--- DATA LINES ---

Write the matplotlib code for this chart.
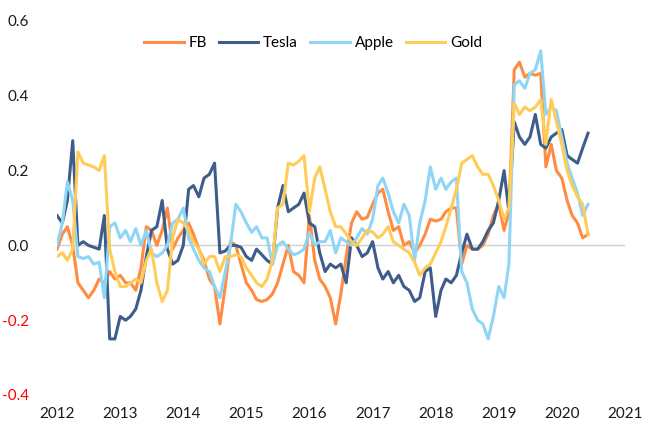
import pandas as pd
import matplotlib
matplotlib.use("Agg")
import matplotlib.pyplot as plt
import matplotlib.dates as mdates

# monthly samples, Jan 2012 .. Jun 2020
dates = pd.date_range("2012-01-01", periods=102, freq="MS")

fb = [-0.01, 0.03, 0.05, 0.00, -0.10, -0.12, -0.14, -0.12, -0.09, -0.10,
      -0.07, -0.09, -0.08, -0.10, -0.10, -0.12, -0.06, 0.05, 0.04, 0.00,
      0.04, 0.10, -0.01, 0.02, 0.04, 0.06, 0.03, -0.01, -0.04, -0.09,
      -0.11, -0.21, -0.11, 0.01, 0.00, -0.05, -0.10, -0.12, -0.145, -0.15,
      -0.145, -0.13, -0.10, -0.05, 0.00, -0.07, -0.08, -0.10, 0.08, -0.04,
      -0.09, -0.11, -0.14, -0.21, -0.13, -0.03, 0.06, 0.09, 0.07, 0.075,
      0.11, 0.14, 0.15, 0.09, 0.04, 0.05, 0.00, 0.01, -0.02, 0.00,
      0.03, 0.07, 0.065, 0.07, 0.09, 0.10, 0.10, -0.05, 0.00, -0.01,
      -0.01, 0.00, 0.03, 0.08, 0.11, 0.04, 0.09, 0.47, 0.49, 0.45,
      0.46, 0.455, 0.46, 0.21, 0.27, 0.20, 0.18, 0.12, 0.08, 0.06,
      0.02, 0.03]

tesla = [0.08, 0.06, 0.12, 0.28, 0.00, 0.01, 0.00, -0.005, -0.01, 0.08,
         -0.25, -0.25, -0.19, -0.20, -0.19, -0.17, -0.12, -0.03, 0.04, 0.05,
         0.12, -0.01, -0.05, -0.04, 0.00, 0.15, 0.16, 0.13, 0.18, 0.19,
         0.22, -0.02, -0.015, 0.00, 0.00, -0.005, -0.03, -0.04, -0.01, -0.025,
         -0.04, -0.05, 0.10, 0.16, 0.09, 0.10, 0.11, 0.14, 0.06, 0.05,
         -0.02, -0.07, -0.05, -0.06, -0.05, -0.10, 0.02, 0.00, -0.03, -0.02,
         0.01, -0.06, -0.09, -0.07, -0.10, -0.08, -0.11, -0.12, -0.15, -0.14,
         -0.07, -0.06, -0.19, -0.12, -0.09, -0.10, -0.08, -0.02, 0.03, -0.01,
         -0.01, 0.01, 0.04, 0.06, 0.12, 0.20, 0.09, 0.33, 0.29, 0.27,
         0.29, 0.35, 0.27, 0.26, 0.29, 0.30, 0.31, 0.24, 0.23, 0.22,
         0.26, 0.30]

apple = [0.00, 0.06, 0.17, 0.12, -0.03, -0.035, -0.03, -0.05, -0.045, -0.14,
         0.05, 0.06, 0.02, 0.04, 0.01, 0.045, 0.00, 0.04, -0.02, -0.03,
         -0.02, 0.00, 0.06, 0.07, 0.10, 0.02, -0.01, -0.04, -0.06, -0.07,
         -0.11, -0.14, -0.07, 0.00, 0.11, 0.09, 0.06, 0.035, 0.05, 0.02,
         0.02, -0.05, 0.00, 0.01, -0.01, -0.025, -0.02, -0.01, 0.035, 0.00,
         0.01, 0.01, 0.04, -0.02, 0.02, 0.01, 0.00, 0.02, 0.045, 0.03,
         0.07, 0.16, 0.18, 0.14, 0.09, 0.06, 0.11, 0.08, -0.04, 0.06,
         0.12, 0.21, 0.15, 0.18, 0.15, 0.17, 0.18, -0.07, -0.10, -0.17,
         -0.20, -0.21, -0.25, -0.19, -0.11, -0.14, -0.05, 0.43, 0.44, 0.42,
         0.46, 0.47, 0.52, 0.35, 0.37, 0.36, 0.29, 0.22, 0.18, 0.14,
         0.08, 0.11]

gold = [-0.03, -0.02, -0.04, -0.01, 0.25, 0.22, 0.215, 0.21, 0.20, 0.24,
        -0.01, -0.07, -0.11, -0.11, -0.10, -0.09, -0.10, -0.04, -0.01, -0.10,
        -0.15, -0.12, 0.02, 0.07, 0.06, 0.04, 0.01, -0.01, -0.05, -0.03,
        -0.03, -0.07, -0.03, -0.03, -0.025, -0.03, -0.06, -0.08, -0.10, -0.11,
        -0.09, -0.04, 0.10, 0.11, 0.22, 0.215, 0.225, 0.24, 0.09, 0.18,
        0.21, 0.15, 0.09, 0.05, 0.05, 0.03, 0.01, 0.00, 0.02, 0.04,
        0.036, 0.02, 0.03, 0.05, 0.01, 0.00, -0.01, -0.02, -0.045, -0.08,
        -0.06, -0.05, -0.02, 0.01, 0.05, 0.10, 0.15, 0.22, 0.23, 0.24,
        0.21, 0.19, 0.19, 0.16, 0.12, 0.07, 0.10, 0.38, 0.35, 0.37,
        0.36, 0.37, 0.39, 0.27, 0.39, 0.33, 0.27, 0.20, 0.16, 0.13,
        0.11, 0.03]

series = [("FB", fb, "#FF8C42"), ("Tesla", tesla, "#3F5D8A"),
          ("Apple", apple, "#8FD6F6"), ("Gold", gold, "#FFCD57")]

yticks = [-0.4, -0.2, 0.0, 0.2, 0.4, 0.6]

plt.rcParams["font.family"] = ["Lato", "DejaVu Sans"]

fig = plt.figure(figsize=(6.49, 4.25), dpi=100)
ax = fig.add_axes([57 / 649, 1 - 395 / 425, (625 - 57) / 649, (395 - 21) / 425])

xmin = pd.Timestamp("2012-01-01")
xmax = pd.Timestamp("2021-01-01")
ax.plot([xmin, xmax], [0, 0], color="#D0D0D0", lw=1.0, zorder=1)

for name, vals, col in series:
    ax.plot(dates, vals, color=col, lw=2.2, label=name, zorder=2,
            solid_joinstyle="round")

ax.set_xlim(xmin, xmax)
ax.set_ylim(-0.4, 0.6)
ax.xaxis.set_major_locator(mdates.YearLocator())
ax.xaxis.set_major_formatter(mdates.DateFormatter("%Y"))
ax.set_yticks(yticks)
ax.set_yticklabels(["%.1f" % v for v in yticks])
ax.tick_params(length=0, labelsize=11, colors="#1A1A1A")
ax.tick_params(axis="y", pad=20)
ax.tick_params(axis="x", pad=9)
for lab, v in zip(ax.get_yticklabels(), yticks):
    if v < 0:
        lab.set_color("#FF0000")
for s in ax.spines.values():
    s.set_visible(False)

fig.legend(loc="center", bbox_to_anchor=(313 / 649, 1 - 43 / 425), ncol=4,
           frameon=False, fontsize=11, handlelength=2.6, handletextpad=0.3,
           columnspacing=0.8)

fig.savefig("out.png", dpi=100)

---

REQUIRED WORK: From the material above, copy everything exactly but the pictures.

WRITTEN SOLUTION:
Write the matplotlib code for this chart.
import pandas as pd
import matplotlib
matplotlib.use("Agg")
import matplotlib.pyplot as plt
import matplotlib.dates as mdates

# monthly samples, Jan 2012 .. Jun 2020
dates = pd.date_range("2012-01-01", periods=102, freq="MS")

fb = [-0.01, 0.03, 0.05, 0.00, -0.10, -0.12, -0.14, -0.12, -0.09, -0.10,
      -0.07, -0.09, -0.08, -0.10, -0.10, -0.12, -0.06, 0.05, 0.04, 0.00,
      0.04, 0.10, -0.01, 0.02, 0.04, 0.06, 0.03, -0.01, -0.04, -0.09,
      -0.11, -0.21, -0.11, 0.01, 0.00, -0.05, -0.10, -0.12, -0.145, -0.15,
      -0.145, -0.13, -0.10, -0.05, 0.00, -0.07, -0.08, -0.10, 0.08, -0.04,
      -0.09, -0.11, -0.14, -0.21, -0.13, -0.03, 0.06, 0.09, 0.07, 0.075,
      0.11, 0.14, 0.15, 0.09, 0.04, 0.05, 0.00, 0.01, -0.02, 0.00,
      0.03, 0.07, 0.065, 0.07, 0.09, 0.10, 0.10, -0.05, 0.00, -0.01,
      -0.01, 0.00, 0.03, 0.08, 0.11, 0.04, 0.09, 0.47, 0.49, 0.45,
      0.46, 0.455, 0.46, 0.21, 0.27, 0.20, 0.18, 0.12, 0.08, 0.06,
      0.02, 0.03]

tesla = [0.08, 0.06, 0.12, 0.28, 0.00, 0.01, 0.00, -0.005, -0.01, 0.08,
         -0.25, -0.25, -0.19, -0.20, -0.19, -0.17, -0.12, -0.03, 0.04, 0.05,
         0.12, -0.01, -0.05, -0.04, 0.00, 0.15, 0.16, 0.13, 0.18, 0.19,
         0.22, -0.02, -0.015, 0.00, 0.00, -0.005, -0.03, -0.04, -0.01, -0.025,
         -0.04, -0.05, 0.10, 0.16, 0.09, 0.10, 0.11, 0.14, 0.06, 0.05,
         -0.02, -0.07, -0.05, -0.06, -0.05, -0.10, 0.02, 0.00, -0.03, -0.02,
         0.01, -0.06, -0.09, -0.07, -0.10, -0.08, -0.11, -0.12, -0.15, -0.14,
         -0.07, -0.06, -0.19, -0.12, -0.09, -0.10, -0.08, -0.02, 0.03, -0.01,
         -0.01, 0.01, 0.04, 0.06, 0.12, 0.20, 0.09, 0.33, 0.29, 0.27,
         0.29, 0.35, 0.27, 0.26, 0.29, 0.30, 0.31, 0.24, 0.23, 0.22,
         0.26, 0.30]

apple = [0.00, 0.06, 0.17, 0.12, -0.03, -0.035, -0.03, -0.05, -0.045, -0.14,
         0.05, 0.06, 0.02, 0.04, 0.01, 0.045, 0.00, 0.04, -0.02, -0.03,
         -0.02, 0.00, 0.06, 0.07, 0.10, 0.02, -0.01, -0.04, -0.06, -0.07,
         -0.11, -0.14, -0.07, 0.00, 0.11, 0.09, 0.06, 0.035, 0.05, 0.02,
         0.02, -0.05, 0.00, 0.01, -0.01, -0.025, -0.02, -0.01, 0.035, 0.00,
         0.01, 0.01, 0.04, -0.02, 0.02, 0.01, 0.00, 0.02, 0.045, 0.03,
         0.07, 0.16, 0.18, 0.14, 0.09, 0.06, 0.11, 0.08, -0.04, 0.06,
         0.12, 0.21, 0.15, 0.18, 0.15, 0.17, 0.18, -0.07, -0.10, -0.17,
         -0.20, -0.21, -0.25, -0.19, -0.11, -0.14, -0.05, 0.43, 0.44, 0.42,
         0.46, 0.47, 0.52, 0.35, 0.37, 0.36, 0.29, 0.22, 0.18, 0.14,
         0.08, 0.11]

gold = [-0.03, -0.02, -0.04, -0.01, 0.25, 0.22, 0.215, 0.21, 0.20, 0.24,
        -0.01, -0.07, -0.11, -0.11, -0.10, -0.09, -0.10, -0.04, -0.01, -0.10,
        -0.15, -0.12, 0.02, 0.07, 0.06, 0.04, 0.01, -0.01, -0.05, -0.03,
        -0.03, -0.07, -0.03, -0.03, -0.025, -0.03, -0.06, -0.08, -0.10, -0.11,
        -0.09, -0.04, 0.10, 0.11, 0.22, 0.215, 0.225, 0.24, 0.09, 0.18,
        0.21, 0.15, 0.09, 0.05, 0.05, 0.03, 0.01, 0.00, 0.02, 0.04,
        0.036, 0.02, 0.03, 0.05, 0.01, 0.00, -0.01, -0.02, -0.045, -0.08,
        -0.06, -0.05, -0.02, 0.01, 0.05, 0.10, 0.15, 0.22, 0.23, 0.24,
        0.21, 0.19, 0.19, 0.16, 0.12, 0.07, 0.10, 0.38, 0.35, 0.37,
        0.36, 0.37, 0.39, 0.27, 0.39, 0.33, 0.27, 0.20, 0.16, 0.13,
        0.11, 0.03]

series = [("FB", fb, "#FF8C42"), ("Tesla", tesla, "#3F5D8A"),
          ("Apple", apple, "#8FD6F6"), ("Gold", gold, "#FFCD57")]

yticks = [-0.4, -0.2, 0.0, 0.2, 0.4, 0.6]

plt.rcParams["font.family"] = ["Lato", "DejaVu Sans"]

fig = plt.figure(figsize=(6.49, 4.25), dpi=100)
ax = fig.add_axes([57 / 649, 1 - 395 / 425, (625 - 57) / 649, (395 - 21) / 425])

xmin = pd.Timestamp("2012-01-01")
xmax = pd.Timestamp("2021-01-01")
ax.plot([xmin, xmax], [0, 0], color="#D0D0D0", lw=1.0, zorder=1)

for name, vals, col in series:
    ax.plot(dates, vals, color=col, lw=2.2, label=name, zorder=2,
            solid_joinstyle="round")

ax.set_xlim(xmin, xmax)
ax.set_ylim(-0.4, 0.6)
ax.xaxis.set_major_locator(mdates.YearLocator())
ax.xaxis.set_major_formatter(mdates.DateFormatter("%Y"))
ax.set_yticks(yticks)
ax.set_yticklabels(["%.1f" % v for v in yticks])
ax.tick_params(length=0, labelsize=11, colors="#1A1A1A")
ax.tick_params(axis="y", pad=20)
ax.tick_params(axis="x", pad=9)
for lab, v in zip(ax.get_yticklabels(), yticks):
    if v < 0:
        lab.set_color("#FF0000")
for s in ax.spines.values():
    s.set_visible(False)

fig.legend(loc="center", bbox_to_anchor=(313 / 649, 1 - 43 / 425), ncol=4,
           frameon=False, fontsize=11, handlelength=2.6, handletextpad=0.3,
           columnspacing=0.8)

fig.savefig("out.png", dpi=100)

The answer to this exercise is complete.